Minor changes were made for the methods that were comparing to > 0 because the test should be >= 0 for index type tests.
More information about Fruity and its methodology is available in its README.

it has many ways to find a element in any array but the simplest way is 'in ?' method.
example:
arr = [1,2,3,4]
number = 1
puts "yes #{number} is present in arr" if number.in? arr

If you want to return the value not just true or false, use
array.find{|x| x == 'Dog'}
This will return 'Dog' if it exists in the list, otherwise nil.

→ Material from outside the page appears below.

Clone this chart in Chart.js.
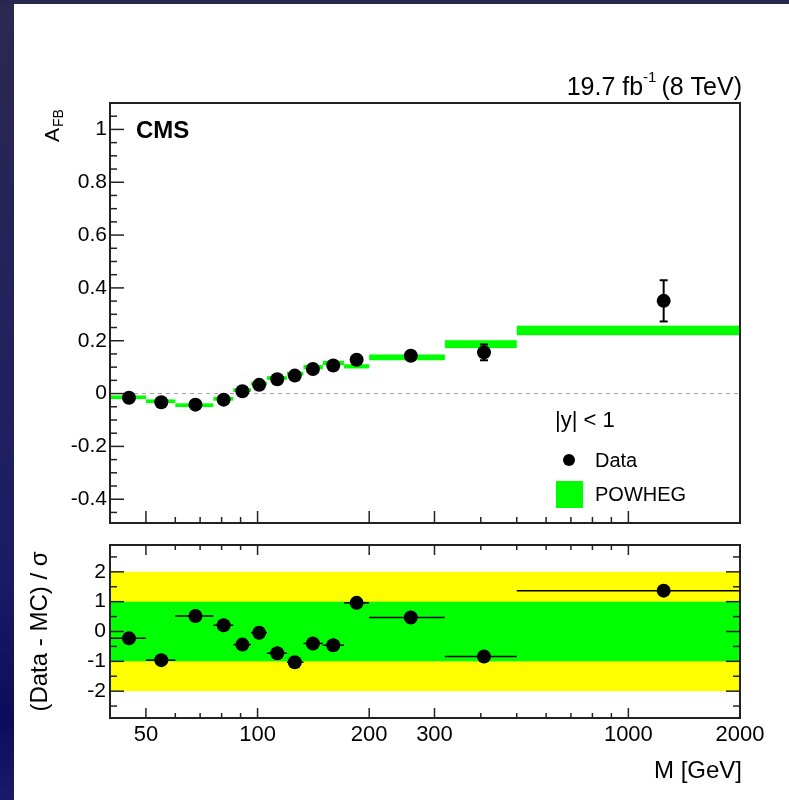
<!DOCTYPE html>
<html>
<head>
<meta charset="utf-8">
<script src="https://cdn.jsdelivr.net/npm/chart.js@4.4.0/dist/chart.umd.min.js"></script>
<style>
  body { margin:0; width:789px; height:800px; background:#fff; position:relative; overflow:hidden; }
  #slideLeft { position:absolute; left:0; top:0; width:14px; height:800px; background:linear-gradient(#2a2950, #1c1c66 70%, #0c0c5c 90%, #1a1a6a); }
  #slideTop { position:absolute; left:0; top:0; width:789px; height:4px; background:#28284e; }
</style>
</head>
<body>
<div id="slideLeft"></div>
<div id="slideTop"></div>
<canvas id="afbChart" width="789" height="535"></canvas>
<canvas id="pullChart" width="789" height="265"></canvas>
<script>
// mass bins [GeV]
var massLo  = [40, 50, 60, 76, 86, 96, 106, 120, 133, 150, 171, 200, 320, 500];
var massHi  = [50, 60, 76, 86, 96, 106, 120, 133, 150, 171, 200, 320, 500, 2000];
var massPts = [45, 55, 68, 81, 91, 101, 113, 126, 141, 160, 185, 259, 408, 1245];

// A_FB data and POWHEG prediction
var afbData  = [-0.016, -0.033, -0.042, -0.023, 0.009, 0.033, 0.054, 0.068, 0.093, 0.106, 0.128, 0.143, 0.156, 0.351];
var afbErr   = [0.006, 0.006, 0.006, 0.006, 0.006, 0.006, 0.006, 0.007, 0.008, 0.009, 0.010, 0.014, 0.030, 0.078];
var afbMC    = [-0.014, -0.029, -0.044, -0.020, 0.013, 0.038, 0.059, 0.076, 0.100, 0.116, 0.103, 0.137, 0.187, 0.239];
var afbMCErr = [0.007, 0.007, 0.007, 0.007, 0.007, 0.007, 0.007, 0.007, 0.008, 0.008, 0.008, 0.011, 0.015, 0.018];

// (Data - MC) / sigma
var pullData = [-0.23, -0.96, 0.52, 0.21, -0.44, -0.04, -0.73, -1.03, -0.40, -0.46, 0.96, 0.47, -0.84, 1.37];

// ticks
var massTicks = [50, 100, 200, 300, 1000, 2000];
var massMinor = [40, 60, 70, 80, 90, 400, 500, 600, 700, 800, 900];
var afbTicks  = [-0.4, -0.2, 0, 0.2, 0.4, 0.6, 0.8, 1];
var pullTicks = [-2, -1, 0, 1, 2];

var FONT = '"Liberation Sans", Arial, Helvetica, sans-serif';

function line(ctx, x1, y1, x2, y2) {
  ctx.beginPath(); ctx.moveTo(x1, y1); ctx.lineTo(x2, y2); ctx.stroke();
}
function text(ctx, s, x, y, size, align, bold) {
  ctx.font = (bold ? 'bold ' : '') + size + 'px ' + FONT;
  ctx.textAlign = align || 'left';
  ctx.textBaseline = 'middle';
  ctx.fillStyle = '#000';
  ctx.fillText(s, x, y);
}

function drawXTicks(ctx, xs, a, both, majLen, minLen) {
  ctx.strokeStyle = '#222'; ctx.lineWidth = 1.5;
  massTicks.concat(massMinor).forEach(function (v, i) {
    var len = i < massTicks.length ? majLen : minLen;
    var px = xs.getPixelForValue(v);
    line(ctx, px, a.bottom, px, a.bottom - len);
    if (both) line(ctx, px, a.top, px, a.top + len);
  });
}

function drawYTicks(ctx, ys, a, majors, step, both, majLen, minLen) {
  ctx.strokeStyle = '#222'; ctx.lineWidth = 1.5;
  var n0 = Math.ceil(ys.min / step), n1 = Math.floor(ys.max / step);
  for (var n = n0; n <= n1; n++) {
    var v = n * step;
    var isMaj = majors.some(function (m) { return Math.abs(m - v) < 1e-6; });
    var len = isMaj ? majLen : minLen;
    var py = ys.getPixelForValue(v);
    line(ctx, a.left, py, a.left + len, py);
    if (both) line(ctx, a.right, py, a.right - len, py);
  }
}

function frame(ctx, a) {
  ctx.strokeStyle = '#222'; ctx.lineWidth = 2;
  ctx.strokeRect(a.left, a.top, a.right - a.left, a.bottom - a.top);
}

var afbPanel = {
  id: 'afbPanel',
  beforeDatasetsDraw: function (chart) {
    var ctx = chart.ctx, xs = chart.scales.x, ys = chart.scales.y, a = chart.chartArea;
    ctx.save();
    // zero line
    ctx.setLineDash([4, 4]); ctx.strokeStyle = '#a0a0a0'; ctx.lineWidth = 1;
    line(ctx, a.left, ys.getPixelForValue(0), a.right, ys.getPixelForValue(0));
    ctx.setLineDash([]);
    // POWHEG bands
    ctx.fillStyle = '#00ff00';
    for (var i = 0; i < massLo.length; i++) {
      var x0 = xs.getPixelForValue(massLo[i]), x1 = xs.getPixelForValue(massHi[i]);
      var y0 = ys.getPixelForValue(afbMC[i] + afbMCErr[i]), y1 = ys.getPixelForValue(afbMC[i] - afbMCErr[i]);
      ctx.fillRect(x0, y0, x1 - x0, y1 - y0);
    }
    // data error bars
    ctx.strokeStyle = '#000'; ctx.lineWidth = 2;
    for (var j = 0; j < massPts.length; j++) {
      var px = xs.getPixelForValue(massPts[j]);
      var ya = ys.getPixelForValue(afbData[j] + afbErr[j]), yb = ys.getPixelForValue(afbData[j] - afbErr[j]);
      line(ctx, px, ya, px, yb);
      line(ctx, px - 4, ya, px + 4, ya);
      line(ctx, px - 4, yb, px + 4, yb);
    }
    ctx.restore();
  },
  afterDraw: function (chart) {
    var ctx = chart.ctx, xs = chart.scales.x, ys = chart.scales.y, a = chart.chartArea;
    ctx.save();
    frame(ctx, a);
    drawXTicks(ctx, xs, a, false, 12, 6);
    drawYTicks(ctx, ys, a, afbTicks, 0.05, false, 14, 7);
    afbTicks.forEach(function (v) {
      text(ctx, v === 0 ? '0' : String(v), a.left - 3, ys.getPixelForValue(v), 21, 'right');
    });
    // axis title A_FB (rotated)
    ctx.save();
    ctx.translate(53, 142); ctx.rotate(-Math.PI / 2);
    text(ctx, 'A', 0, 0, 21, 'left');
    text(ctx, 'FB', 15, 6, 14, 'left');
    ctx.restore();
    // CMS label
    text(ctx, 'CMS', 136, 131, 24, 'left', true);
    // luminosity label
    var r = 742, base = 88;
    ctx.font = '25px ' + FONT;
    var w2 = ctx.measureText('(8 TeV)').width;
    text(ctx, '(8 TeV)', r, base, 25, 'right');
    ctx.font = '15px ' + FONT;
    var w1 = ctx.measureText('-1').width;
    text(ctx, '-1', r - w2 - 5, base - 10, 15, 'right');
    text(ctx, '19.7 fb', r - w2 - 5 - w1, base, 25, 'right');
    // legend
    text(ctx, '|y| < 1', 555, 421, 22, 'left');
    ctx.fillStyle = '#000';
    ctx.beginPath(); ctx.arc(569, 460, 6, 0, Math.PI * 2); ctx.fill();
    text(ctx, 'Data', 595, 461, 20, 'left');
    ctx.fillStyle = '#00ff00';
    ctx.fillRect(556, 481, 27, 27);
    text(ctx, 'POWHEG', 595, 495, 20, 'left');
    ctx.restore();
  }
};

var pullPanel = {
  id: 'pullPanel',
  beforeDatasetsDraw: function (chart) {
    var ctx = chart.ctx, xs = chart.scales.x, ys = chart.scales.y, a = chart.chartArea;
    ctx.save();
    ctx.fillStyle = '#ffff00';
    ctx.fillRect(a.left, ys.getPixelForValue(2), a.right - a.left, ys.getPixelForValue(-2) - ys.getPixelForValue(2));
    ctx.fillStyle = '#00ff00';
    ctx.fillRect(a.left, ys.getPixelForValue(1), a.right - a.left, ys.getPixelForValue(-1) - ys.getPixelForValue(1));
    ctx.strokeStyle = '#000'; ctx.lineWidth = 1.5;
    for (var i = 0; i < massPts.length; i++) {
      var py = ys.getPixelForValue(pullData[i]);
      line(ctx, xs.getPixelForValue(massLo[i]), py, xs.getPixelForValue(massHi[i]), py);
    }
    ctx.restore();
  },
  afterDraw: function (chart) {
    var ctx = chart.ctx, xs = chart.scales.x, ys = chart.scales.y, a = chart.chartArea;
    ctx.save();
    frame(ctx, a);
    drawXTicks(ctx, xs, a, true, 10, 5);
    drawYTicks(ctx, ys, a, pullTicks, 0.5, true, 14, 7);
    pullTicks.forEach(function (v) {
      text(ctx, String(v), a.left - 4, ys.getPixelForValue(v), 21, 'right');
    });
    massTicks.forEach(function (v) {
      text(ctx, String(v), xs.getPixelForValue(v), a.bottom + 17, 22, 'center');
    });
    text(ctx, 'M [GeV]', a.right + 2, a.bottom + 53, 24, 'right');
    ctx.save();
    ctx.translate(40, (a.top + a.bottom) / 2); ctx.rotate(-Math.PI / 2);
    text(ctx, '(Data - MC) / σ', 0, 0, 24, 'center');
    ctx.restore();
    ctx.restore();
  }
};

function points(ys) {
  return massPts.map(function (m, i) { return { x: m, y: ys[i] }; });
}

var common = {
  responsive: false,
  animation: false,
  plugins: { legend: { display: false }, tooltip: { enabled: false } }
};

new Chart(document.getElementById('afbChart').getContext('2d'), {
  type: 'scatter',
  data: { datasets: [{ label: 'Data', data: points(afbData), pointRadius: 7, pointBackgroundColor: '#000', pointBorderWidth: 0 }] },
  options: Object.assign({}, common, {
    layout: { padding: { left: 110, right: 49, top: 103, bottom: 12 } },
    scales: {
      x: { type: 'logarithmic', min: 40, max: 2000, display: false },
      y: { type: 'linear', min: -0.49, max: 1.1, display: false }
    }
  }),
  plugins: [afbPanel]
});

new Chart(document.getElementById('pullChart').getContext('2d'), {
  type: 'scatter',
  data: { datasets: [{ label: 'Pull', data: points(pullData), pointRadius: 7, pointBackgroundColor: '#000', pointBorderWidth: 0 }] },
  options: Object.assign({}, common, {
    layout: { padding: { left: 110, right: 49, top: 10, bottom: 82 } },
    scales: {
      x: { type: 'logarithmic', min: 40, max: 2000, display: false },
      y: { type: 'linear', min: -2.9, max: 2.9, display: false }
    }
  }),
  plugins: [pullPanel]
});
</script>
</body>
</html>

if you don't want to use include? you can first wrap the element in an array and then check whether the wrapped element is equal to the intersection of the array and the wrapped element. This will return a boolean value based on equality.
def in_array?(array, item)
item = [item] unless item.is_a?(Array)
item == array & item
end

Here is one more way to do this:
arr = ['Cat', 'Dog', 'Bird']
e = 'Dog'
present = arr.size != (arr - [e]).size

array = [ 'Cat', 'Dog', 'Bird' ]
array.include?("Dog")

Try below
(['Cat', 'Dog', 'Bird'] & ['Dog']).any?